The Hundred Line emphatically states that anyone who would support and/or participate in a genocide is at worst a villainous monster and at best still deserving of condemnation. You are not right, you are not justified, and honestly, you’re stupid. As hard as it is to believe given everything humanity does in this game, the story does indicate that peace was always an option.

The ending to The Hundred Line’s second scenario (dubbed the true ending because it reveals the truth of the war) is easily the bleakest Kodaka has ever written. Humanity is gone and, in a bid to stop Last Defense Academy’s superweapon going off anyway, the remaining members of the SDU give up their lives to stop it, dying to save a race of people that saw them as monstrous invaders and will likely never know their sacrifice.

Nozomi is the only survivor, having lost both her species and her closest friends, people she came to see as family. As she exhaustedly wanders the ruined city alone, she comes across a group of presumably homeless Futurans, ones who immediately recognise her as one of the alien invaders that helped decimate their planet. One of them grabs a nearby pipe in fear. But Nozomi remembers protagonist Takumi’s final words to her:

“Nobody wants to fight — they just want to live in peace. That’s all we ever wanted too. The people of this planet will understand how we feel… That’s what I believe.”

With Takumi’s hope in her heart, Nozomi, with her head bowed, silently extends a hand… and the Futurans take it as a new dawn breaks.

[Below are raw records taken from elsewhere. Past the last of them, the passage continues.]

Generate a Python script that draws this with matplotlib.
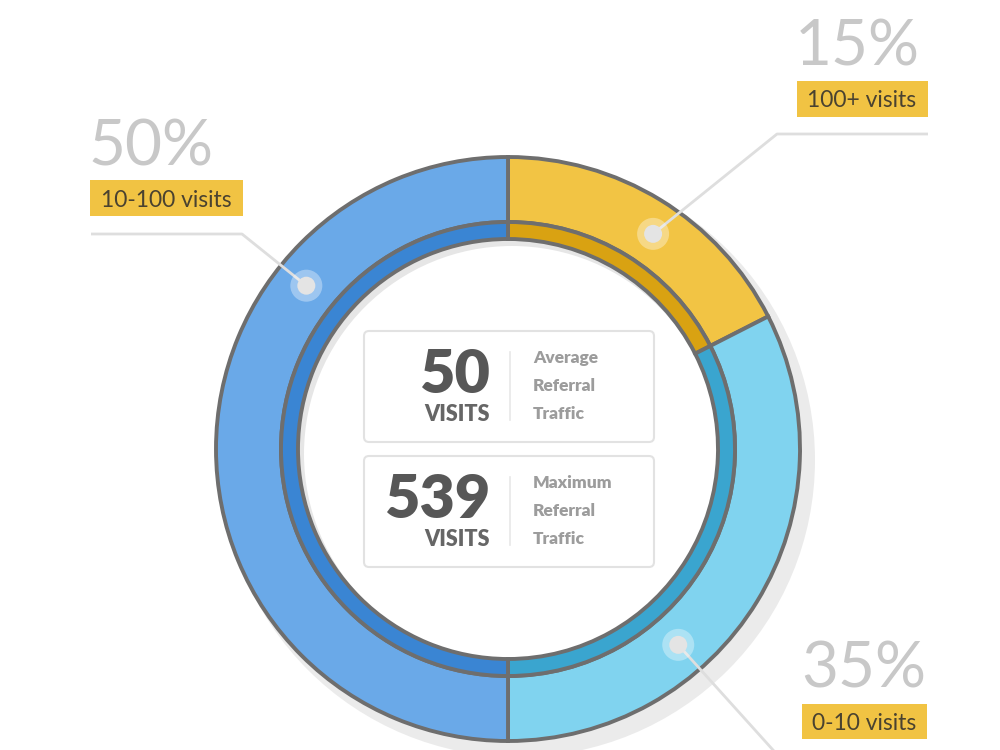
import numpy as np
import matplotlib.pyplot as plt
from matplotlib.patches import Circle, Rectangle, FancyBboxPatch

# данные сегментов (по часовой стрелке от верха)
segment_labels = ['100+ visits', '0-10 visits', '10-100 visits']
segment_pct = [15, 35, 50]
# доли дуг так, как они нарисованы на картинке
arc_share = [17.5, 32.5, 50]
# углы точек-якорей на кольце, градусы
dot_angles = [56, -49, 141]

avg_visits = 50
max_visits = 539
avg_caption = ['Average', 'Referral', 'Traffic']
max_caption = ['Maximum', 'Referral', 'Traffic']

outer_colors = ['#f2c444', '#80d3ef', '#6aa9e8']
inner_colors = ['#d9a212', '#3aa5cf', '#3a85d3']
edge = '#6e6e6e'

plt.rcParams['font.family'] = ['Lato', 'DejaVu Sans']

H = 750


def Y(y):
    # перевод координаты из картинки (сверху вниз) в оси
    return H - y


fig = plt.figure(figsize=(10, 7.5), dpi=100)
ax = fig.add_axes([0, 0, 1, 1])

cx, cy = 508, Y(449)
R_out, R_mid, R_in = 292, 227, 210

# тень кольца
ax.add_patch(Circle((cx + 10, cy - 11), R_out + 5, color='#ebebeb', zorder=1, lw=0))
# внутренняя тень и белый центр
ax.add_patch(Circle((cx, cy), R_in + 2, color='#e6e6e6', zorder=1.5, lw=0))
ax.add_patch(Circle((cx + 4, cy - 5), R_in - 2, color='white', zorder=1.6, lw=0))

# кольца
wedges_out, _ = ax.pie(arc_share, radius=R_out, center=(cx, cy), startangle=90,
                       counterclock=False, colors=outer_colors,
                       wedgeprops=dict(width=R_out - R_mid, edgecolor=edge, linewidth=2.8))
wedges_in, _ = ax.pie(arc_share, radius=R_mid, center=(cx, cy), startangle=90,
                      counterclock=False, colors=inner_colors,
                      wedgeprops=dict(width=R_mid - R_in, edgecolor=edge, linewidth=2.8))
for w in wedges_out + wedges_in:
    w.set_zorder(2)

# подписи: процент, плашка, линия-выноска
label_layout = [
    dict(pct_xy=(795, 65), box=(797, 81, 131, 36), txt_xy=(862, 107),
         line=[(928, 134), (777, 134)]),
    dict(pct_xy=(801, 687), box=(802, 704, 125, 35), txt_xy=(864, 730),
         line=[(773, 750), (790, 768)]),
    dict(pct_xy=(88, 165), box=(90, 180, 153, 36), txt_xy=(166, 207),
         line=[(91, 234), (242, 234)]),
]

r_dot = (R_out + R_mid) / 2
for lab, pct, ang, lay in zip(segment_labels, segment_pct, dot_angles, label_layout):
    ax.text(lay['pct_xy'][0], Y(lay['pct_xy'][1]), f'{pct}%', fontsize=46,
            color='#c8c8c8', ha='left', va='baseline', zorder=5)
    bx, by, bw, bh = lay['box']
    ax.add_patch(Rectangle((bx, Y(by + bh)), bw, bh, color='#f1c343', lw=0, zorder=5))
    ax.text(lay['txt_xy'][0], Y(lay['txt_xy'][1]), lab, fontsize=16.5,
            color='#4a4230', ha='center', va='baseline', zorder=6)

    dx = cx + r_dot * np.cos(np.radians(ang))
    dy = cy + r_dot * np.sin(np.radians(ang))
    pts = [(x, Y(y)) for x, y in lay['line']]
    if ang < 0:
        xs = [dx] + [p[0] for p in pts]
        ys = [dy] + [p[1] for p in pts]
    else:
        xs = [p[0] for p in pts] + [dx]
        ys = [p[1] for p in pts] + [dy]
    ax.plot(xs, ys, color='#dedede', lw=2, zorder=4, solid_capstyle='butt')
    ax.add_patch(Circle((dx, dy), 16, color='white', alpha=0.35, lw=0, zorder=4.5))
    ax.add_patch(Circle((dx, dy), 9, color='#e4e4e4', lw=0, zorder=4.6))

# центральные карточки
cards = [(331, avg_visits, avg_caption), (456, max_visits, max_caption)]
for top, value, caption in cards:
    ax.add_patch(FancyBboxPatch((364, Y(top + 111)), 290, 111,
                                boxstyle='round,pad=0,rounding_size=5',
                                facecolor='white', edgecolor='#e2e2e2', lw=1.5, zorder=5))
    ax.text(490, Y(top + 62), str(value), fontsize=44, fontweight='heavy',
            color='#575757', ha='right', va='baseline', zorder=6)
    ax.text(490, Y(top + 90), 'VISITS', fontsize=15.5, fontweight='heavy',
            color='#666666', ha='right', va='baseline', zorder=6)
    ax.plot([510, 510], [Y(top + 21), Y(top + 89)], color='#e8e8e8', lw=1.2, zorder=6)
    for i, word in enumerate(caption):
        ax.text(533, Y(top + 27 + 28 * i), word, fontsize=12.5, fontweight='heavy',
                color='#9c9c9c', ha='left', va='center', zorder=6)

ax.set_xlim(0, 1000)
ax.set_ylim(0, 750)
ax.set_aspect('equal')
ax.axis('off')

plt.savefig('out.png', dpi=100, facecolor='white')
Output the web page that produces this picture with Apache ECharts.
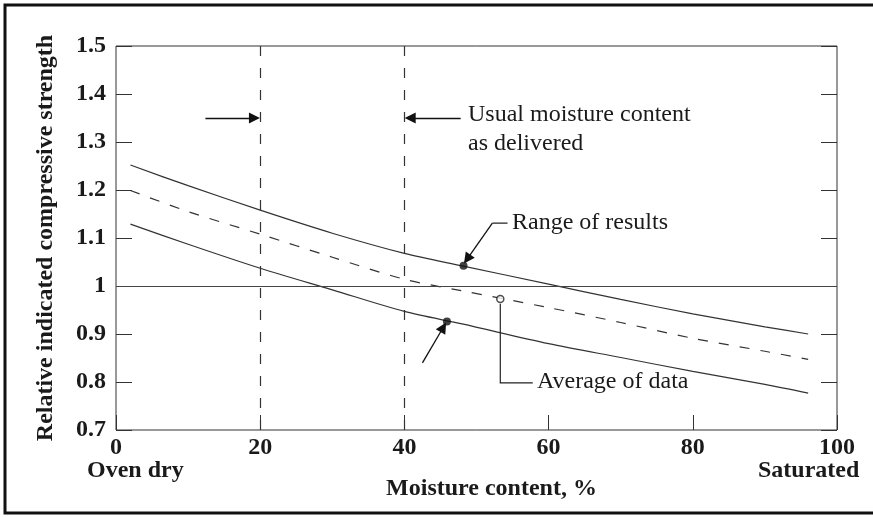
<!DOCTYPE html>
<html>
<head>
<meta charset="utf-8">
<script src="https://cdn.jsdelivr.net/npm/echarts@6/dist/echarts.min.js"></script>
<style>
  html, body { margin: 0; padding: 0; background: #fff; }
  #chart { width: 873px; height: 517px; }
</style>
</head>
<body>
<div id="chart"></div>
<script>
var moisture = [2, 10, 20, 30, 40, 48, 60, 70, 80, 90, 96];
var upperRange = [1.252, 1.209, 1.158, 1.110, 1.068, 1.042, 1.004, 0.972, 0.942, 0.915, 0.900];
var averageData = [1.199, 1.155, 1.108, 1.060, 1.014, 0.990, 0.955, 0.924, 0.891, 0.864, 0.847];
var lowerRange = [1.129, 1.087, 1.037, 0.992, 0.947, 0.921, 0.880, 0.851, 0.822, 0.795, 0.777];

var refX = [20, 40];
var refY = [1];
var dotPoints = [[48.2, 1.042], [45.9, 0.926]];
var openPoint = [[53.3, 0.973]];

// annotation arrows and leader lines, in data units
var arrowSegments = [
    [[12.4, 1.35], [19.2, 1.35]],
    [[47.8, 1.35], [40.8, 1.35]],
    [[52.2, 1.131], [48.7, 1.056]],
    [[42.5, 0.840], [45.4, 0.914]]
];
var leaderPolylines = [
    [[54.3, 1.131], [52.2, 1.131]],
    [[53.3, 0.963], [53.3, 0.798], [57.8, 0.798]]
];

var font = "'Liberation Serif', 'Times New Roman', serif";
var ink = '#1a1a1a';

function pairs(xs, ys) {
    return xs.map(function (x, i) { return [x, ys[i]]; });
}
function toLines(list) {
    return list.map(function (c) { return { coords: c }; });
}

var chart = echarts.init(document.getElementById('chart'));
var option = {
    animation: false,
    backgroundColor: '#fff',
    grid: {
        left: 116, right: 36, top: 46, bottom: 87,
        show: true, borderColor: '#333', borderWidth: 1,
        outerBoundsMode: 'none'
    },
    xAxis: {
        type: 'value', min: 0, max: 100, interval: 20,
        name: 'Moisture content, %', nameLocation: 'middle', nameGap: 47,
        nameTextStyle: { fontFamily: font, fontWeight: 'bold', fontSize: 24, color: ink, padding: [0, 0, 0, 30] },
        axisLine: { show: false },
        axisTick: { show: true, inside: true, length: 15, lineStyle: { color: '#333' } },
        axisLabel: { fontFamily: font, fontWeight: 'bold', fontSize: 24, color: ink, margin: 6 },
        splitLine: { show: false }
    },
    yAxis: [{
        type: 'value', min: 0.7, max: 1.5, interval: 0.1,
        name: 'Relative indicated compressive strength', nameLocation: 'middle', nameGap: 58,
        nameTextStyle: { fontFamily: font, fontWeight: 'bold', fontSize: 24, color: ink },
        axisLine: { show: false },
        axisTick: { show: true, inside: true, length: 16, lineStyle: { color: '#333' } },
        axisLabel: {
            fontFamily: font, fontWeight: 'bold', fontSize: 24, color: ink, margin: 10,
            formatter: function (v) { return String(+v.toFixed(1)); }
        },
        splitLine: { show: false }
    }, {
        type: 'value', min: 0.7, max: 1.5, interval: 0.1, position: 'right',
        axisLine: { show: false },
        axisTick: { show: true, inside: true, length: 16, lineStyle: { color: '#333' } },
        axisLabel: { show: false },
        splitLine: { show: false }
    }],
    series: [
        {
            name: 'upper', type: 'line', smooth: 0.3, showSymbol: false,
            data: pairs(moisture, upperRange),
            lineStyle: { color: '#333', width: 1.2 },
            markLine: {
                silent: true, symbol: ['none', 'none'], label: { show: false },
                data: refX.map(function (v) {
                    return { xAxis: v, lineStyle: { type: [10, 12], color: '#333', width: 1.2 } };
                }).concat(refY.map(function (v) {
                    return { yAxis: v, lineStyle: { type: 'solid', color: '#444', width: 1.2 } };
                }))
            }
        },
        {
            name: 'average', type: 'line', smooth: 0.3, showSymbol: false,
            data: pairs(moisture, averageData),
            lineStyle: { color: '#333', width: 1.2, type: [10, 11] }
        },
        {
            name: 'lower', type: 'line', smooth: 0.3, showSymbol: false,
            data: pairs(moisture, lowerRange),
            lineStyle: { color: '#333', width: 1.2 }
        },
        {
            type: 'scatter', data: dotPoints, symbolSize: 8,
            itemStyle: { color: '#111' }, z: 5
        },
        {
            type: 'scatter', data: openPoint, symbolSize: 7,
            itemStyle: { color: '#fff', borderColor: '#222', borderWidth: 1.5 }, z: 5
        },
        {
            type: 'lines', coordinateSystem: 'cartesian2d',
            symbol: ['none', 'triangle'], symbolSize: 11,
            lineStyle: { color: '#111', width: 1.3, opacity: 1, curveness: 0 },
            data: toLines(arrowSegments), z: 6
        },
        {
            type: 'lines', coordinateSystem: 'cartesian2d', polyline: true,
            lineStyle: { color: '#222', width: 1.2, opacity: 1 },
            data: toLines(leaderPolylines), z: 6
        }
    ],
    graphic: [
        { type: 'rect', shape: { x: 5, y: 5, width: 900, height: 508 },
          style: { fill: 'none', stroke: '#111', lineWidth: 3 }, z: 100 },
        { type: 'text', x: 468, y: 115,
          style: { text: 'Usual moisture content', font: '24px ' + font, fill: ink, verticalAlign: 'middle' } },
        { type: 'text', x: 468, y: 144,
          style: { text: 'as delivered', font: '24px ' + font, fill: ink, verticalAlign: 'middle' } },
        { type: 'text', x: 512, y: 223,
          style: { text: 'Range of results', font: '24px ' + font, fill: ink, verticalAlign: 'middle' } },
        { type: 'text', x: 537, y: 382,
          style: { text: 'Average of data', font: '24px ' + font, fill: ink, verticalAlign: 'middle' } },
        { type: 'text', x: 87, y: 471,
          style: { text: 'Oven dry', font: 'bold 24px ' + font, fill: ink, verticalAlign: 'middle' } },
        { type: 'text', x: 758, y: 471,
          style: { text: 'Saturated', font: 'bold 24px ' + font, fill: ink, verticalAlign: 'middle' } }
    ]
};
chart.setOption(option);
</script>
</body>
</html>
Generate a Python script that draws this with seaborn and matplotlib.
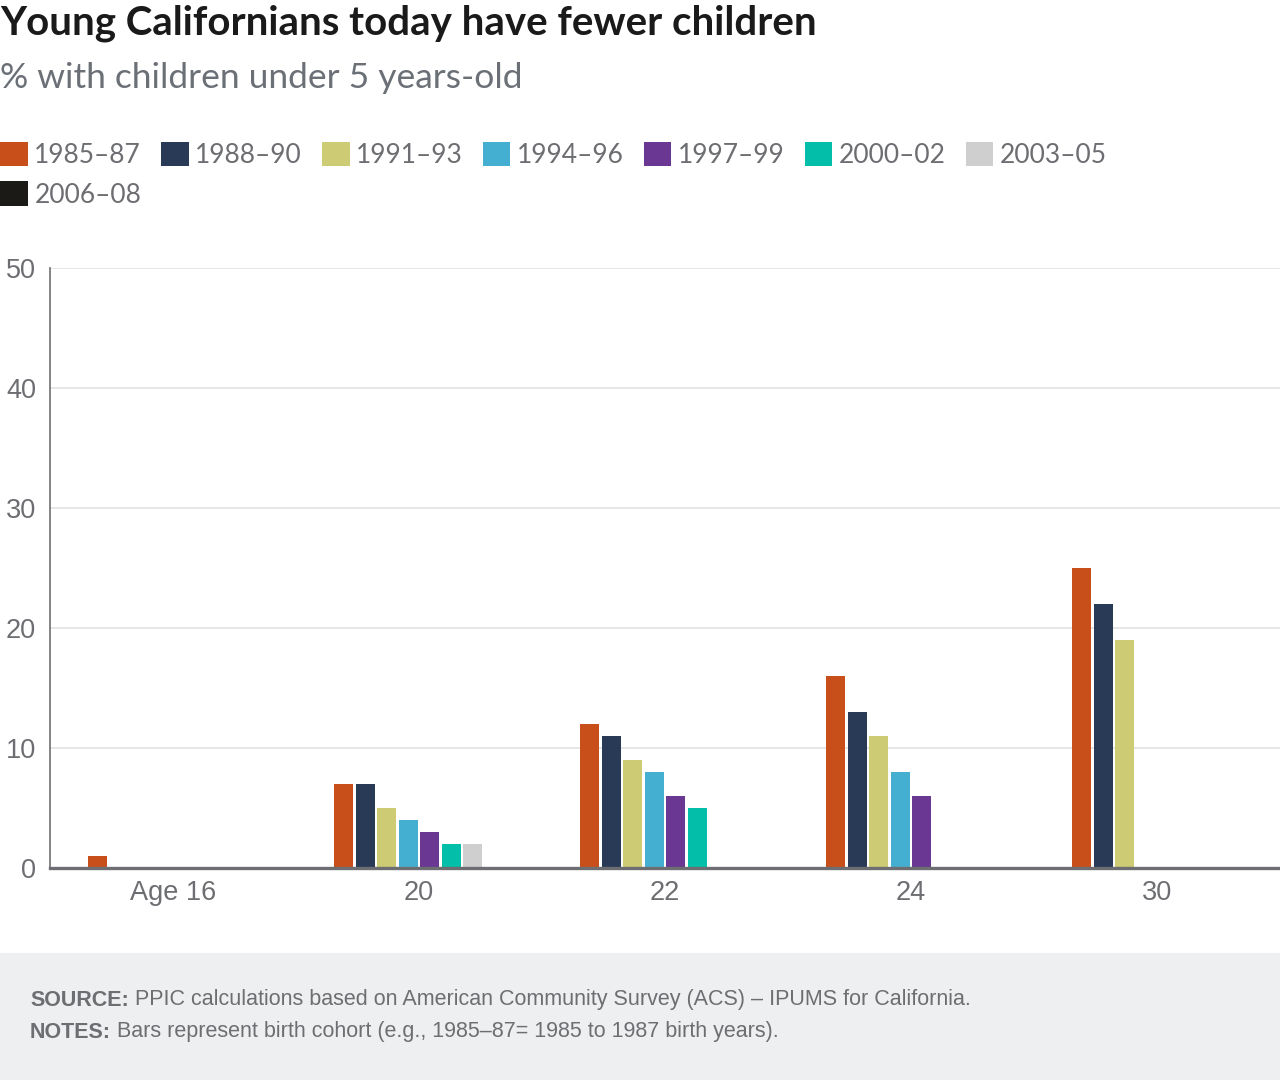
import matplotlib.pyplot as plt
import numpy as np
import pandas as pd
import seaborn as sns
from matplotlib.patches import Patch, Rectangle
from matplotlib.text import Annotation

ages = ["Age 16", "20", "22", "24", "30"]
cohorts = ["1985–87", "1988–90", "1991–93", "1994–96",
           "1997–99", "2000–02", "2003–05", "2006–08"]
nan = np.nan
pct_1985_87 = [1, 7, 12, 16, 25]
pct_1988_90 = [nan, 7, 11, 13, 22]
pct_1991_93 = [nan, 5, 9, 11, 19]
pct_1994_96 = [nan, 4, 8, 8, nan]
pct_1997_99 = [nan, 3, 6, 6, nan]
pct_2000_02 = [nan, 2, 5, nan, nan]
pct_2003_05 = [nan, 2, nan, nan, nan]
pct_2006_08 = [nan, nan, nan, nan, nan]
colors = ["#C94F1A", "#283A55", "#CDCB74", "#45AFD1",
          "#6A3792", "#03BFAA", "#CFCFCF", "#1C1A17"]

series = [pct_1985_87, pct_1988_90, pct_1991_93, pct_1994_96,
          pct_1997_99, pct_2000_02, pct_2003_05, pct_2006_08]
rows = []
for cohort, vals in zip(cohorts, series):
    for age, v in zip(ages, vals):
        rows.append({"age": age, "cohort": cohort, "pct": v})
df = pd.DataFrame(rows)

grey = "#6d6e71"
plt.rcParams["font.family"] = ["Liberation Sans", "DejaVu Sans"]

fig = plt.figure(figsize=(12.8, 10.8), dpi=100)
ax = fig.add_axes([50 / 1280, (1080 - 868) / 1080, 1230 / 1280, 600 / 1080])

sns.barplot(data=df, x="age", y="pct", hue="cohort", order=ages,
            hue_order=cohorts, palette=colors, saturation=1, width=0.7, gap=0.1,
            errorbar=None, legend=False, ax=ax, zorder=3)

ax.set_ylim(0, 50)
ax.set_xlim(-0.5, 4.5)
ax.set_yticks([0, 10, 20, 30, 40, 50])
ax.grid(axis="y", color="#e6e6e6", linewidth=1.4, zorder=0)
ax.set_axisbelow(True)
ax.set_xlabel("")
ax.set_ylabel("")
for s in ["top", "right"]:
    ax.spines[s].set_visible(False)
ax.spines["left"].set_color(grey)
ax.spines["left"].set_linewidth(1.2)
ax.spines["bottom"].set_color(grey)
ax.spines["bottom"].set_linewidth(2.4)
ax.spines["bottom"].set_zorder(4)
ax.tick_params(axis="both", length=0, labelsize=19.5, labelcolor=grey)
ax.tick_params(axis="y", pad=10)
ax.tick_params(axis="x", pad=9)

# title block
fig.text(0.0, 1 - 23 / 1080, "Young Californians today have fewer children",
         fontsize=29, fontweight="bold", color="#1a1a1a", family="Lato",
         va="center", ha="left")
fig.text(0.0, 1 - 78 / 1080, "% with children under 5 years-old",
         fontsize=25.5, color="#6b7077", family="Lato", va="center", ha="left")

# legend, reordered so the single second-row entry sits under the first
handles = [Patch(facecolor=c, edgecolor="none") for c in colors]
order = [0, 7, 1, 2, 3, 4, 5, 6]
leg = fig.legend([handles[i] for i in order], [cohorts[i] for i in order],
                 ncol=7, loc="upper left", bbox_to_anchor=(0.0, 1 - 142 / 1080),
                 frameon=False, borderpad=0, borderaxespad=0,
                 handlelength=1.05, handleheight=1.05, handletextpad=0.25,
                 columnspacing=0.75, labelspacing=0.5,
                 prop={"family": "Lato", "size": 19})
for t in leg.get_texts():
    t.set_color(grey)

# footer
fig.patches.append(Rectangle((0, 0), 1, 127 / 1080, transform=fig.transFigure,
                             facecolor="#eeeff1", edgecolor="none", zorder=0))
notes = [("SOURCE:", "PPIC calculations based on American Community Survey (ACS) – IPUMS for California.", 1000),
         ("NOTES:", "Bars represent birth cohort (e.g., 1985–87= 1985 to 1987 birth years).", 1032)]
for head, body, y in notes:
    t = fig.text(30 / 1280, 1 - y / 1080, head, fontsize=15.5, fontweight="bold",
                 color=grey, va="center", ha="left", zorder=5)
    fig.add_artist(Annotation(" " + body, xy=(1, 0.5), xycoords=t,
                              va="center", ha="left", fontsize=15.5,
                              color=grey, zorder=5))

fig.savefig("out.png", dpi=100)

It’s not just this route either. There are very few examples, but some endings do see the SDU successfully broker peace between humanity and the Futurans. My personal favourite is the Rebellion route (written by Ukyō Kodachi and Kyohei Oyama), which kicks off with the SDU rejecting humanity’s pleas to keep fighting the war and leads to them being contacted by Futuran rebels looking to overthrow V’exhness. They not only see the SDU as potential allies, but their leader — Kamyuhn — is willing to put aside the SDU’s torture and murder of her mother, Eva, if it means forging a truce and ending the war. And though said peace sadly comes at the cost of Nozomi’s life (who Takumi literally travelled through time to save), Takumi and Kamyuhn do pull it off after 15 years of hard work, allowing humanity and the Futurans to coexist. It's honestly frustrating that all the pain and bloodshed might have been completely or at least mostly avoided had humanity not succumbed to desperation and/or plain old xenophobia.

The act of genocide is never an inevitability. It is a choice and no matter what excuse or justification some may concoct, even if it’s to stave off one’s own extinction, it is always the wrong one.